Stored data
■ ■ ■
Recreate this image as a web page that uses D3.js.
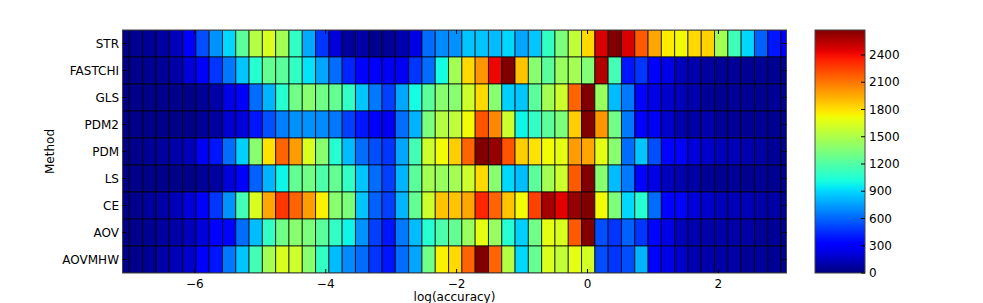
<!DOCTYPE html>
<html>
<head>
<meta charset="utf-8">
<script src="https://cdn.jsdelivr.net/npm/d3@7"></script>
<style>
  body { margin: 0; background: #fff; }
  svg text { font-family: "DejaVu Sans", sans-serif; font-size: 12px; fill: #000; }
</style>
</head>
<body>
<div id="chart"></div>
<script>
// methods, top to bottom
var methods = ["STR", "FASTCHI", "GLS", "PDM2", "PDM", "LS", "CE", "AOV", "AOVMHW"];

// log(accuracy) bins: first bin edge and bin width
var binStart = -7.2032;
var binWidth = 0.2032;

// counts per bin (51 bins)
var STR = [30,40,60,80,140,290,540,720,900,1230,1520,1640,1470,1100,780,470,210,70,90,40,60,110,240,620,700,720,850,850,830,900,770,850,1100,1340,1560,1820,2470,2675,2470,2180,1965,1770,1725,1820,1840,1470,1140,900,590,390,340];
var FASTCHI = [20,30,50,60,90,210,300,470,650,850,1060,1260,1230,1100,930,770,620,430,340,300,270,270,470,620,1000,1470,1820,2010,2420,2675,1880,1380,1230,1430,1470,1360,2560,1150,390,470,300,240,140,110,75,60,60,50,60,40,40];
var GLS = [20,20,20,30,30,20,60,90,240,300,620,810,1060,1300,1380,1300,1260,1100,850,650,500,770,1000,1230,1380,1380,1600,1820,1380,880,850,1230,1470,1600,2150,2675,1430,830,650,340,240,180,140,110,60,40,60,60,40,60,40];
var PDM2 = [20,20,20,30,20,20,60,70,190,210,390,540,670,720,720,700,650,500,390,300,270,620,810,1340,1520,1560,1720,2200,2050,1600,980,1100,1230,1340,1850,2675,2010,1300,650,300,270,180,110,90,110,60,60,50,60,40,40];
var PDM = [20,30,60,70,100,140,270,390,620,880,1380,1790,2150,1990,1640,1380,1060,830,620,540,470,770,1150,1600,1720,1850,2150,2675,2620,2200,1850,1790,1720,1680,1990,1960,1680,1380,620,850,540,340,300,210,180,140,130,110,90,60,40];
var LS = [20,20,20,30,20,20,60,70,210,300,590,810,980,1260,1300,1190,1260,1100,850,620,500,810,1230,1470,1430,1470,1600,1820,1380,900,830,1230,1470,1600,2180,2675,1380,830,650,340,240,140,110,90,60,40,60,40,60,40,40];
var CE = [30,30,70,90,130,210,300,470,720,1150,1640,1960,2280,2150,1990,1750,1380,1340,850,590,500,810,1260,1600,1880,1880,1960,2330,2150,1880,1720,2250,2590,2440,2620,2675,1720,1340,900,1060,620,340,340,210,180,140,130,130,100,90,60];
var AOV = [20,30,50,70,90,140,210,300,340,620,830,1100,1300,1380,1340,1230,1100,980,720,500,390,650,830,1060,1190,1260,1430,1680,1430,1060,880,1300,1680,1640,2180,2675,540,470,590,470,340,240,140,110,100,100,90,90,60,60,40];
var AOVMHW = [30,30,60,90,130,180,300,390,650,850,1150,1470,1640,1600,1380,1100,830,700,620,470,390,620,770,1300,1750,1820,2150,2675,2150,1520,900,1260,1640,1560,1680,1620,540,470,540,810,340,240,180,110,100,90,90,60,70,50,40];

var rows = [STR, FASTCHI, GLS, PDM2, PDM, LS, CE, AOV, AOVMHW];

var xTicks = [-6, -4, -2, 0, 2];
var cbTicks = [0, 300, 600, 900, 1200, 1500, 1800, 2100, 2400];
var vmax = 2675;

// matplotlib "jet"
function jet(t) {
  t = Math.max(0, Math.min(1, t));
  function seg(pts) {
    for (var i = 1; i < pts.length; i++) {
      if (t <= pts[i][0]) {
        var a = pts[i-1], b = pts[i];
        return a[1] + (b[1]-a[1]) * (t - a[0]) / (b[0] - a[0]);
      }
    }
    return pts[pts.length-1][1];
  }
  var r = seg([[0,0],[0.35,0],[0.66,1],[0.89,1],[1,0.5]]);
  var g = seg([[0,0],[0.125,0],[0.375,1],[0.64,1],[0.91,0],[1,0]]);
  var b = seg([[0,0.5],[0.11,1],[0.34,1],[0.65,0],[1,0]]);
  return d3.rgb(r*255, g*255, b*255).toString();
}

var W = 983, H = 303;
var pL = 122.5, pR = 786.5, pT = 30, pB = 273;

var svg = d3.select("#chart").append("svg").attr("width", W).attr("height", H);

var x = d3.scaleLinear().domain([-7.105, 3.04]).range([pL, pR]);
var y = d3.scaleBand().domain(methods).range([pT, pB]);
var color = d3.scaleSequential(jet).domain([0, vmax]);

svg.append("clipPath").attr("id", "clip")
  .append("rect").attr("x", pL).attr("y", pT).attr("width", pR-pL).attr("height", pB-pT);

var cells = svg.append("g").attr("clip-path", "url(#clip)");

rows.forEach(function(vals, r) {
  cells.selectAll(null)
    .data(vals)
    .enter().append("rect")
    .attr("x", function(d, i) { return x(binStart + i*binWidth); })
    .attr("y", y(methods[r]))
    .attr("width", function(d, i) { return x(binStart + (i+1)*binWidth) - x(binStart + i*binWidth); })
    .attr("height", y.bandwidth())
    .attr("fill", function(d) { return color(d); })
    .attr("stroke", "#000")
    .attr("stroke-opacity", 0.75)
    .attr("stroke-width", 1);
});

// frame
svg.append("rect").attr("x", pL).attr("y", pT).attr("width", pR-pL).attr("height", pB-pT)
  .attr("fill", "none").attr("stroke", "#444").attr("stroke-width", 1);

// ticks inside, all four sides
var tk = svg.append("g").attr("stroke", "#000").attr("stroke-width", 1);
xTicks.forEach(function(v) {
  tk.append("line").attr("x1", x(v)).attr("x2", x(v)).attr("y1", pB).attr("y2", pB-4);
  tk.append("line").attr("x1", x(v)).attr("x2", x(v)).attr("y1", pT).attr("y2", pT+4);
});
methods.forEach(function(m) {
  var cy = y(m) + y.bandwidth()/2;
  tk.append("line").attr("x1", pL).attr("x2", pL+4).attr("y1", cy).attr("y2", cy);
  tk.append("line").attr("x1", pR).attr("x2", pR-4).attr("y1", cy).attr("y2", cy);
});

svg.selectAll(".xl").data(xTicks).enter().append("text")
  .attr("x", function(d) { return x(d); })
  .attr("y", 288)
  .attr("text-anchor", "middle")
  .text(function(d) { return d < 0 ? "\u2212" + Math.abs(d) : d; });

svg.selectAll(".yl").data(methods).enter().append("text")
  .attr("x", 119)
  .attr("y", function(d) { return y(d) + y.bandwidth()/2; })
  .attr("dy", "0.35em")
  .attr("text-anchor", "end")
  .text(function(d) { return d; });

svg.append("text").attr("x", (pL+pR)/2).attr("y", 301).attr("text-anchor", "middle").text("log(accuracy)");
svg.append("text").attr("transform", "translate(54," + ((pT+pB)/2) + ") rotate(-90)")
  .attr("text-anchor", "middle").text("Method");

// colorbar
var cbL = 815, cbR = 865;
var cScale = d3.scaleLinear().domain([0, vmax]).range([pB, pT]);
var grad = svg.append("defs").append("linearGradient").attr("id", "jetgrad")
  .attr("x1", 0).attr("y1", 1).attr("x2", 0).attr("y2", 0);
d3.range(0, 1.0001, 0.02).forEach(function(t) {
  grad.append("stop").attr("offset", t).attr("stop-color", jet(t));
});
svg.append("rect").attr("x", cbL).attr("y", pT).attr("width", cbR-cbL).attr("height", pB-pT)
  .attr("fill", "url(#jetgrad)").attr("stroke", "#444").attr("stroke-width", 1);
cbTicks.forEach(function(v) {
  svg.append("line").attr("x1", cbR).attr("x2", cbR-4).attr("y1", cScale(v)).attr("y2", cScale(v))
    .attr("stroke", "#000");
  svg.append("text").attr("x", cbR + 4).attr("y", cScale(v)).attr("dy", "0.35em").text(v);
});
</script>
</body>
</html>
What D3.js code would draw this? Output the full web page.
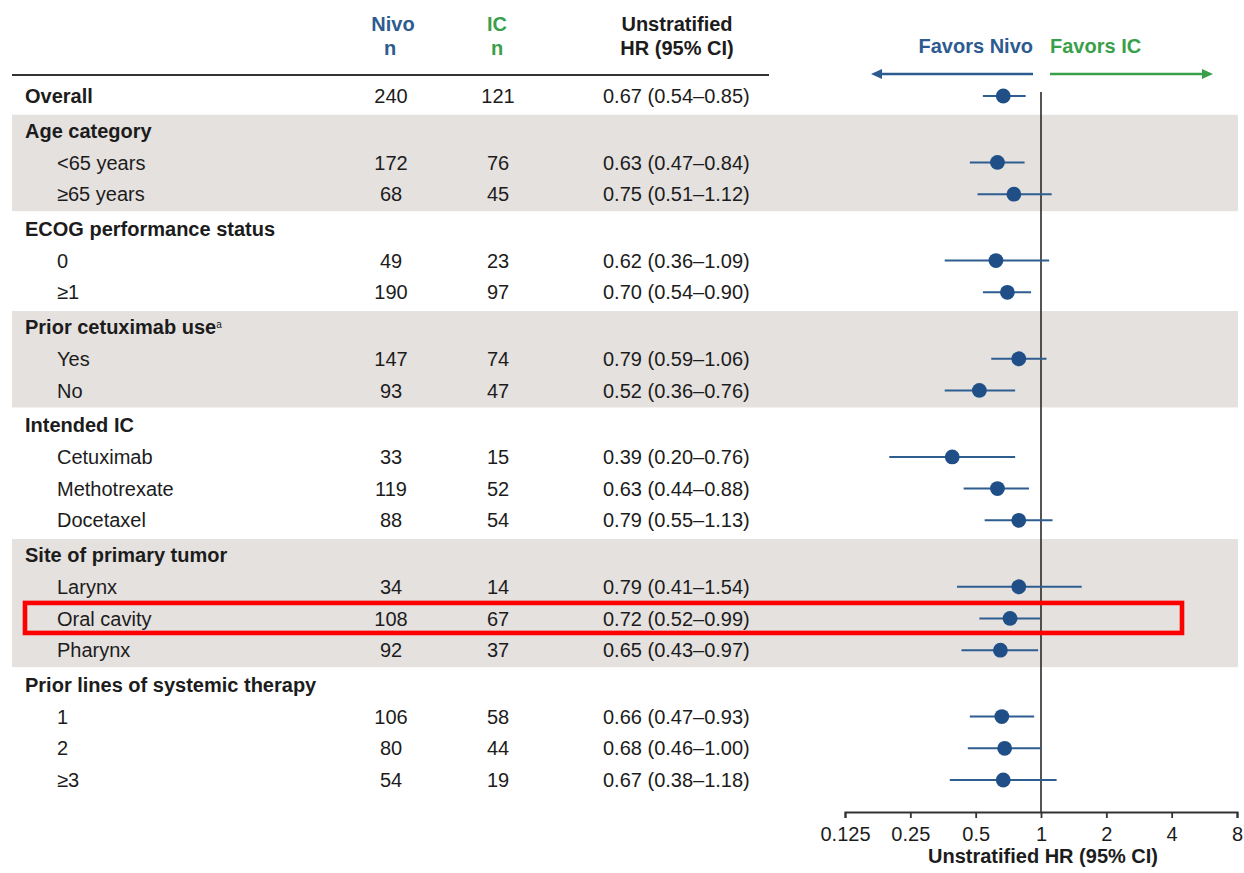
<!DOCTYPE html>
<html>
<head>
<meta charset="utf-8">
<script src="https://cdn.jsdelivr.net/npm/d3@7"></script>
<style>
  html, body { margin: 0; padding: 0; background: #ffffff; }
  svg { display: block; font-family: "Liberation Sans", Arial, sans-serif; }
</style>
</head>
<body>
<svg id="chart" width="1244" height="873"></svg>
<script>
// Subgroup rows of the forest plot
const rowLabels = [
  "Overall", "Age category", "<65 years", "≥65 years",
  "ECOG performance status", "0", "≥1",
  "Prior cetuximab use", "Yes", "No",
  "Intended IC", "Cetuximab", "Methotrexate", "Docetaxel",
  "Site of primary tumor", "Larynx", "Oral cavity", "Pharynx",
  "Prior lines of systemic therapy", "1", "2", "≥3"
];
const rowKinds = [
  "total", "group", "sub", "sub",
  "group", "sub", "sub",
  "group", "sub", "sub",
  "group", "sub", "sub", "sub",
  "group", "sub", "sub", "sub",
  "group", "sub", "sub", "sub"
];
const nivoN = [240, null, 172, 68, null, 49, 190, null, 147, 93, null, 33, 119, 88, null, 34, 108, 92, null, 106, 80, 54];
const icN   = [121, null, 76, 45, null, 23, 97, null, 74, 47, null, 15, 52, 54, null, 14, 67, 37, null, 58, 44, 19];
const hrEst = [0.67, null, 0.63, 0.75, null, 0.62, 0.70, null, 0.79, 0.52, null, 0.39, 0.63, 0.79, null, 0.79, 0.72, 0.65, null, 0.66, 0.68, 0.67];
const hrLow = [0.54, null, 0.47, 0.51, null, 0.36, 0.54, null, 0.59, 0.36, null, 0.20, 0.44, 0.55, null, 0.41, 0.52, 0.43, null, 0.47, 0.46, 0.38];
const hrHigh = [0.85, null, 0.84, 1.12, null, 1.09, 0.90, null, 1.06, 0.76, null, 0.76, 0.88, 1.13, null, 1.54, 0.99, 0.97, null, 0.93, 1.00, 1.18];

const shadedGroups = ["Age category", "Prior cetuximab use", "Site of primary tumor"];
const superscripts = { "Prior cetuximab use": "a" };
const highlightedRow = "Oral cavity";

const axisTicks = [0.125, 0.25, 0.5, 1, 2, 4, 8];
const axisTitle = "Unstratified HR (95% CI)";
const favorLeft = "Favors Nivo";
const favorRight = "Favors IC";

const colNivo = "#2d5b8f";
const colIC = "#3a9f4a";
const colMark = "#1f4f86";
const colLine = "#2e5d90";
const colText = "#1c1c1c";
const colBand = "#e4e1df";

const rows = rowLabels.map((label, i) => ({
  label, kind: rowKinds[i], nivo: nivoN[i], ic: icN[i],
  hr: hrEst[i], lo: hrLow[i], hi: hrHigh[i]
}));

// group headers sit slightly further from the row above them
let units = 0;
rows.forEach((r, i) => {
  if (i > 0) units += r.kind === "group" ? 1.096 : 1;
  r.u = units;
});

const svg = d3.select("#chart");
const y = d3.scaleLinear().domain([0, units]).range([96, 780]);
const x = d3.scaleLog().base(2).domain([0.125, 8]).range([845, 1237]);

const fs = 20;
const fmt = d3.format(".2f");

// shaded bands behind selected groups
shadedGroups.forEach(g => {
  const start = rows.findIndex(r => r.label === g);
  let end = start + 1;
  while (end < rows.length && rows[end].kind === "sub") end++;
  const top = y(rows[start].u) - 16;
  const bottom = y(rows[end - 1].u) + 17;
  svg.append("rect")
    .attr("x", 12).attr("y", top)
    .attr("width", 1226).attr("height", bottom - top)
    .attr("fill", colBand);
});

// column headers
const hdr = svg.append("g").attr("font-weight", "bold").attr("font-size", fs).attr("text-anchor", "middle");
hdr.append("text").attr("x", 393).attr("y", 31).attr("fill", colNivo).text("Nivo");
hdr.append("text").attr("x", 390).attr("y", 55).attr("fill", colNivo).text("n");
hdr.append("text").attr("x", 497).attr("y", 31).attr("fill", colIC).text("IC");
hdr.append("text").attr("x", 497).attr("y", 55).attr("fill", colIC).text("n");
hdr.append("text").attr("x", 677).attr("y", 31).attr("fill", colText).text("Unstratified");
hdr.append("text").attr("x", 677).attr("y", 55).attr("fill", colText).text("HR (95% CI)");

svg.append("line")
  .attr("x1", 12).attr("x2", 769).attr("y1", 75).attr("y2", 75)
  .attr("stroke", "#333").attr("stroke-width", 2.2);

// row labels and values
const rowG = svg.append("g").attr("font-size", fs).attr("fill", colText);
rows.forEach(r => {
  const cy = y(r.u);
  const t = rowG.append("text")
    .attr("x", r.kind === "sub" ? 57 : 25)
    .attr("y", cy).attr("dy", "0.36em")
    .attr("font-weight", r.kind === "sub" ? "normal" : "bold")
    .text(r.label);
  if (superscripts[r.label]) {
    t.append("tspan").attr("font-size", 10).attr("font-weight", "normal")
      .attr("dy", "-0.6em").text(superscripts[r.label]);
  }
  if (r.nivo != null) {
    rowG.append("text").attr("x", 391).attr("y", cy).attr("dy", "0.36em")
      .attr("text-anchor", "middle").text(r.nivo);
    rowG.append("text").attr("x", 498).attr("y", cy).attr("dy", "0.36em")
      .attr("text-anchor", "middle").text(r.ic);
    rowG.append("text").attr("x", 603).attr("y", cy).attr("dy", "0.36em")
      .text(`${fmt(r.hr)} (${fmt(r.lo)}–${fmt(r.hi)})`);
  }
});

// favors labels and arrows
const fav = svg.append("g").attr("font-weight", "bold").attr("font-size", fs);
fav.append("text").attr("x", 1033).attr("y", 53).attr("text-anchor", "end").attr("fill", colNivo).text(favorLeft);
fav.append("text").attr("x", 1050).attr("y", 53).attr("fill", colIC).text(favorRight);

const arrowY = 74;
svg.append("line").attr("x1", 878).attr("x2", 1033).attr("y1", arrowY).attr("y2", arrowY)
  .attr("stroke", colNivo).attr("stroke-width", 2.5);
svg.append("path").attr("d", `M871,${arrowY} L882,${arrowY - 5} L882,${arrowY + 5} Z`).attr("fill", colNivo);
svg.append("line").attr("x1", 1050).attr("x2", 1206).attr("y1", arrowY).attr("y2", arrowY)
  .attr("stroke", colIC).attr("stroke-width", 2.5);
svg.append("path").attr("d", `M1213,${arrowY} L1202,${arrowY - 5} L1202,${arrowY + 5} Z`).attr("fill", colIC);

// reference line at HR = 1
svg.append("line")
  .attr("x1", x(1)).attr("x2", x(1)).attr("y1", 92).attr("y2", 812)
  .attr("stroke", "#2a2a2a").attr("stroke-width", 1.6);

// confidence intervals and point estimates
const marks = svg.append("g");
rows.filter(r => r.hr != null).forEach(r => {
  const cy = y(r.u);
  marks.append("line")
    .attr("x1", x(r.lo)).attr("x2", x(r.hi)).attr("y1", cy).attr("y2", cy)
    .attr("stroke", colLine).attr("stroke-width", 2);
  marks.append("circle")
    .attr("cx", x(r.hr)).attr("cy", cy).attr("r", 7.4)
    .attr("fill", colMark);
});

// x axis
const axisG = svg.append("g").attr("transform", "translate(0,812)")
  .call(d3.axisBottom(x).tickValues(axisTicks).tickFormat(d => String(d)).tickSizeOuter(0).tickSize(6).tickPadding(9));
axisG.select(".domain").attr("stroke", "#333").attr("stroke-width", 2);
axisG.selectAll(".tick line").attr("stroke", "#333").attr("stroke-width", 1.8);
axisG.selectAll(".tick text").attr("font-size", 20).attr("fill", colText)
  .attr("font-family", "\"Liberation Sans\", Arial, sans-serif");

svg.append("text").attr("x", 1043).attr("y", 863).attr("text-anchor", "middle")
  .attr("font-size", fs).attr("font-weight", "bold").attr("fill", colText).text(axisTitle);

// highlight frame around one subgroup row
const hl = rows.find(r => r.label === highlightedRow);
const hy = y(hl.u);
svg.append("rect")
  .attr("x", 25).attr("y", hy - 15.5)
  .attr("width", 1157).attr("height", 30)
  .attr("fill", "none").attr("stroke", "#ff0000").attr("stroke-width", 4.6);
</script>
</body>
</html>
■ ■ ■
> **EXERCISE DIRECTIONS**
Please return, exactly as written, the lines from the first line of the records above through the line containing "var binWidth = 0.2032;", both included, leaving out any pictures.

> **TASK OUTPUT**
Recreate this image as a web page that uses D3.js.
<!DOCTYPE html>
<html>
<head>
<meta charset="utf-8">
<script src="https://cdn.jsdelivr.net/npm/d3@7"></script>
<style>
  body { margin: 0; background: #fff; }
  svg text { font-family: "DejaVu Sans", sans-serif; font-size: 12px; fill: #000; }
</style>
</head>
<body>
<div id="chart"></div>
<script>
// methods, top to bottom
var methods = ["STR", "FASTCHI", "GLS", "PDM2", "PDM", "LS", "CE", "AOV", "AOVMHW"];

// log(accuracy) bins: first bin edge and bin width
var binStart = -7.2032;
var binWidth = 0.2032;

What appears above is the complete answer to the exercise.